What is needed.
Among the lines of the listing below, retype exactly those from the one containing "Generate a Python" through the one containing "y_ticks_d = list(range(276, 283))", both included. Do not include pictures.

Data supplied.
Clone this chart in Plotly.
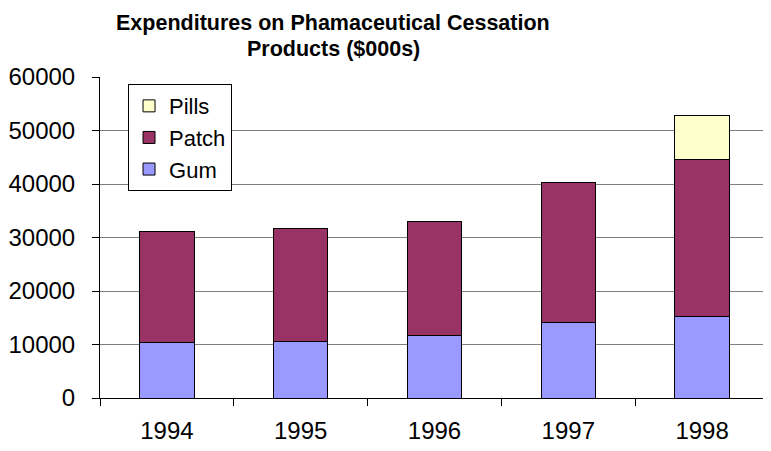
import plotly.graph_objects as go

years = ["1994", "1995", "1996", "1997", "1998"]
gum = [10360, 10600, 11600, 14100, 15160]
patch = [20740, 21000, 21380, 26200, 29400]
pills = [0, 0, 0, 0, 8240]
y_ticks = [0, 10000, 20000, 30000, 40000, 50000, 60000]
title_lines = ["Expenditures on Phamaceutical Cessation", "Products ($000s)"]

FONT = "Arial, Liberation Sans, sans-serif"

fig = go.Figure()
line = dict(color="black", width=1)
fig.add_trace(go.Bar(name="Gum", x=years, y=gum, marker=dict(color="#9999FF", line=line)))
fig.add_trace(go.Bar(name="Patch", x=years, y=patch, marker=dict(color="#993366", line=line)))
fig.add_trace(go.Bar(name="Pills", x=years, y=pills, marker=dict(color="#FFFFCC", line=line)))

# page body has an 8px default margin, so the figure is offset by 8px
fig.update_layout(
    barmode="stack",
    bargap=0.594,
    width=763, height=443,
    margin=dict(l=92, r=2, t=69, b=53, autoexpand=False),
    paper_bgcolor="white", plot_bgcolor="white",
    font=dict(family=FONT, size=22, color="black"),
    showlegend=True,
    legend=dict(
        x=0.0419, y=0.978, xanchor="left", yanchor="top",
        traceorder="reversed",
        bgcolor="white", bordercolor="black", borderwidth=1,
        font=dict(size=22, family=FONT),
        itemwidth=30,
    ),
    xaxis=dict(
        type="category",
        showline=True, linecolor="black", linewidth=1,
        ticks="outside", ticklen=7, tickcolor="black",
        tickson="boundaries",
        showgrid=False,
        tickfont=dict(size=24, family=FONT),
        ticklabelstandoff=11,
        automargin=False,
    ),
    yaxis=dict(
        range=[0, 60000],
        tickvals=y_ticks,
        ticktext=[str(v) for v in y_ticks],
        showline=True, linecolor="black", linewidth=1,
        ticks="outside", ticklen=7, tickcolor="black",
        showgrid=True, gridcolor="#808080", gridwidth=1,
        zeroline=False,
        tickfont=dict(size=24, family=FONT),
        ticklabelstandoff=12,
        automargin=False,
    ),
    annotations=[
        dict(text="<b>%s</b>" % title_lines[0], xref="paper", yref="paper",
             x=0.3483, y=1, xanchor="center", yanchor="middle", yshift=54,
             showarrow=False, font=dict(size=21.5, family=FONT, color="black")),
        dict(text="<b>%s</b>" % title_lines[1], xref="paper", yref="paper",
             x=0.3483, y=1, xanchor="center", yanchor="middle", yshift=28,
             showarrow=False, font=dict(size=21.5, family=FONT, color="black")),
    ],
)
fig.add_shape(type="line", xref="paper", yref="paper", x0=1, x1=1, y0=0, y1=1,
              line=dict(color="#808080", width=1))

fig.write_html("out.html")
--
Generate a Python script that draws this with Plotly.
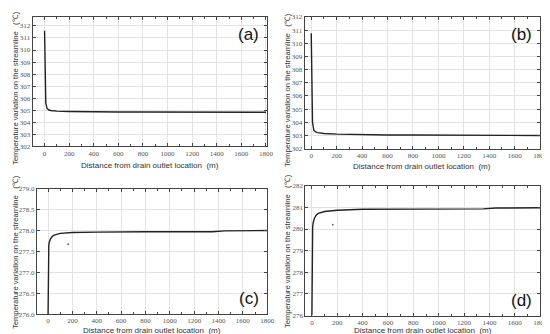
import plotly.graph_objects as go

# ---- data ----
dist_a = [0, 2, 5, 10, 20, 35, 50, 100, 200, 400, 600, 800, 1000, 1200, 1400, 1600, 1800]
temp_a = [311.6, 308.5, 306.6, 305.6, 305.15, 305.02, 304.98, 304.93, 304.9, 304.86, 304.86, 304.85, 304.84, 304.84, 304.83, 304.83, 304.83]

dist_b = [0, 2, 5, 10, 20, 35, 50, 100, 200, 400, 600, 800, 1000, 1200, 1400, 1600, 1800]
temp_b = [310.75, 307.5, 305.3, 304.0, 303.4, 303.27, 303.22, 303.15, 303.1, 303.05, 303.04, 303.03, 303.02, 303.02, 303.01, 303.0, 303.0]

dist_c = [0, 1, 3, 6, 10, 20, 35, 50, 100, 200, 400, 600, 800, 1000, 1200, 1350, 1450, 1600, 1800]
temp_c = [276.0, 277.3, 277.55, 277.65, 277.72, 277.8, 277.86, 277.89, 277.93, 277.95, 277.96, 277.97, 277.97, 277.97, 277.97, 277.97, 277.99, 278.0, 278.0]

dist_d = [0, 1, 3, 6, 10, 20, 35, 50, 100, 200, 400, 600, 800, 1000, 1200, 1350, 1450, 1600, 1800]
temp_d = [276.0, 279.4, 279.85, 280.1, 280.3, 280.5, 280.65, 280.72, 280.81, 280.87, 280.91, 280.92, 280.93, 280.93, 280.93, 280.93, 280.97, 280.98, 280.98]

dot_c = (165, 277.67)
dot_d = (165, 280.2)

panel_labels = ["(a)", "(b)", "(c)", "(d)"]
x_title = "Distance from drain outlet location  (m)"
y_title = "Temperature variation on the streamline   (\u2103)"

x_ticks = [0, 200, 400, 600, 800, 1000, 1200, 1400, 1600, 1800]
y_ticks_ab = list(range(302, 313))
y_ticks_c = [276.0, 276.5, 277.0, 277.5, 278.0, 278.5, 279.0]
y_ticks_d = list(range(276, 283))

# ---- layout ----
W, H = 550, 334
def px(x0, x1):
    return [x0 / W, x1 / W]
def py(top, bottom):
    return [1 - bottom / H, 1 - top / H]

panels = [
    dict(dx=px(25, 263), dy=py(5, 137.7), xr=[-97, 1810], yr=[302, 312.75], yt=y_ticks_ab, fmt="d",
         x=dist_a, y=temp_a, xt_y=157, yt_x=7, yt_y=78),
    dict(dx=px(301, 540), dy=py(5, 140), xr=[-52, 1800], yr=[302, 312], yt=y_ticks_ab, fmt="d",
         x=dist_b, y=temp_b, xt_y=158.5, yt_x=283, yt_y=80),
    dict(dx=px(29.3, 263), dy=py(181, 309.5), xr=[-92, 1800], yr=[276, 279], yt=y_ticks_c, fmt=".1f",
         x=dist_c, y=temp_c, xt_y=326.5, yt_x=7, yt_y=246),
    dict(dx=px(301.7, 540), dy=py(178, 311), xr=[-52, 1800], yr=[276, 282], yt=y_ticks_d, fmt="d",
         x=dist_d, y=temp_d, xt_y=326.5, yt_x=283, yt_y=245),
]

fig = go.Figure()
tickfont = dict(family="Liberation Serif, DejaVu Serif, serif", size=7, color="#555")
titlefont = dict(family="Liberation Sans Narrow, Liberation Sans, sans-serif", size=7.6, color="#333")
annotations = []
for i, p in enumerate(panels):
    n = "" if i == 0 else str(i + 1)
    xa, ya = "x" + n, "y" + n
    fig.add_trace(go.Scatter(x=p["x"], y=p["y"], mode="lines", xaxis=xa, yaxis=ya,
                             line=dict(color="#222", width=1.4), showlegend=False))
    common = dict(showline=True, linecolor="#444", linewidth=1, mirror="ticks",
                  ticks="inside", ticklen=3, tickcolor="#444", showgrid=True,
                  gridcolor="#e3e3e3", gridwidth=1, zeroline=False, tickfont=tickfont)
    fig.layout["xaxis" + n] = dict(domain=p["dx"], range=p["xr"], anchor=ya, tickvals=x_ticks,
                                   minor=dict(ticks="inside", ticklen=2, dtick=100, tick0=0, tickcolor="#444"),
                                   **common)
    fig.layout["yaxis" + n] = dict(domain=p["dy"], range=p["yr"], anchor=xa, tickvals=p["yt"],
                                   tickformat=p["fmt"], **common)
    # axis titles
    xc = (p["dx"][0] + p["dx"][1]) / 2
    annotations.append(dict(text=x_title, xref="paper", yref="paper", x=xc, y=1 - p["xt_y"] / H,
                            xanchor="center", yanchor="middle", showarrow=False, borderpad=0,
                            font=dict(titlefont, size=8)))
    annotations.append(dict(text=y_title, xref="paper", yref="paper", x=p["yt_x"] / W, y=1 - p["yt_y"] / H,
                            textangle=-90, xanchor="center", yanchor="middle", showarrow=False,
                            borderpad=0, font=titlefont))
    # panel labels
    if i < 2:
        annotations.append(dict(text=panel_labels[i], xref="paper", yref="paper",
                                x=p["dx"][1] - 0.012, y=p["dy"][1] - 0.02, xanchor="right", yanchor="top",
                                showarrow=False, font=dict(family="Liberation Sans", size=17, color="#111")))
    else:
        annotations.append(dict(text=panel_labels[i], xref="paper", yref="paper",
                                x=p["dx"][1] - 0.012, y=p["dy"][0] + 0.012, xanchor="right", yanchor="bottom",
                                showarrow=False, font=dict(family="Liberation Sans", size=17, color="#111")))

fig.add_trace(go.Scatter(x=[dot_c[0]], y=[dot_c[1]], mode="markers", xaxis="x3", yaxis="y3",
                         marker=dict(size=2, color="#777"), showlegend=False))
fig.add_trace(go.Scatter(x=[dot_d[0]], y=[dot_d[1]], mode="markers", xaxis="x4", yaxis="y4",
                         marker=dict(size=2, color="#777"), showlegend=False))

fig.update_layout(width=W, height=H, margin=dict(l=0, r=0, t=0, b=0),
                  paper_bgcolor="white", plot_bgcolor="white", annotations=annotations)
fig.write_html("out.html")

Finished exercise.
Generate a Python script that draws this with Plotly.
import plotly.graph_objects as go

# ---- data ----
dist_a = [0, 2, 5, 10, 20, 35, 50, 100, 200, 400, 600, 800, 1000, 1200, 1400, 1600, 1800]
temp_a = [311.6, 308.5, 306.6, 305.6, 305.15, 305.02, 304.98, 304.93, 304.9, 304.86, 304.86, 304.85, 304.84, 304.84, 304.83, 304.83, 304.83]

dist_b = [0, 2, 5, 10, 20, 35, 50, 100, 200, 400, 600, 800, 1000, 1200, 1400, 1600, 1800]
temp_b = [310.75, 307.5, 305.3, 304.0, 303.4, 303.27, 303.22, 303.15, 303.1, 303.05, 303.04, 303.03, 303.02, 303.02, 303.01, 303.0, 303.0]

dist_c = [0, 1, 3, 6, 10, 20, 35, 50, 100, 200, 400, 600, 800, 1000, 1200, 1350, 1450, 1600, 1800]
temp_c = [276.0, 277.3, 277.55, 277.65, 277.72, 277.8, 277.86, 277.89, 277.93, 277.95, 277.96, 277.97, 277.97, 277.97, 277.97, 277.97, 277.99, 278.0, 278.0]

dist_d = [0, 1, 3, 6, 10, 20, 35, 50, 100, 200, 400, 600, 800, 1000, 1200, 1350, 1450, 1600, 1800]
temp_d = [276.0, 279.4, 279.85, 280.1, 280.3, 280.5, 280.65, 280.72, 280.81, 280.87, 280.91, 280.92, 280.93, 280.93, 280.93, 280.93, 280.97, 280.98, 280.98]

dot_c = (165, 277.67)
dot_d = (165, 280.2)

panel_labels = ["(a)", "(b)", "(c)", "(d)"]
x_title = "Distance from drain outlet location  (m)"
y_title = "Temperature variation on the streamline   (\u2103)"

x_ticks = [0, 200, 400, 600, 800, 1000, 1200, 1400, 1600, 1800]
y_ticks_ab = list(range(302, 313))
y_ticks_c = [276.0, 276.5, 277.0, 277.5, 278.0, 278.5, 279.0]
y_ticks_d = list(range(276, 283))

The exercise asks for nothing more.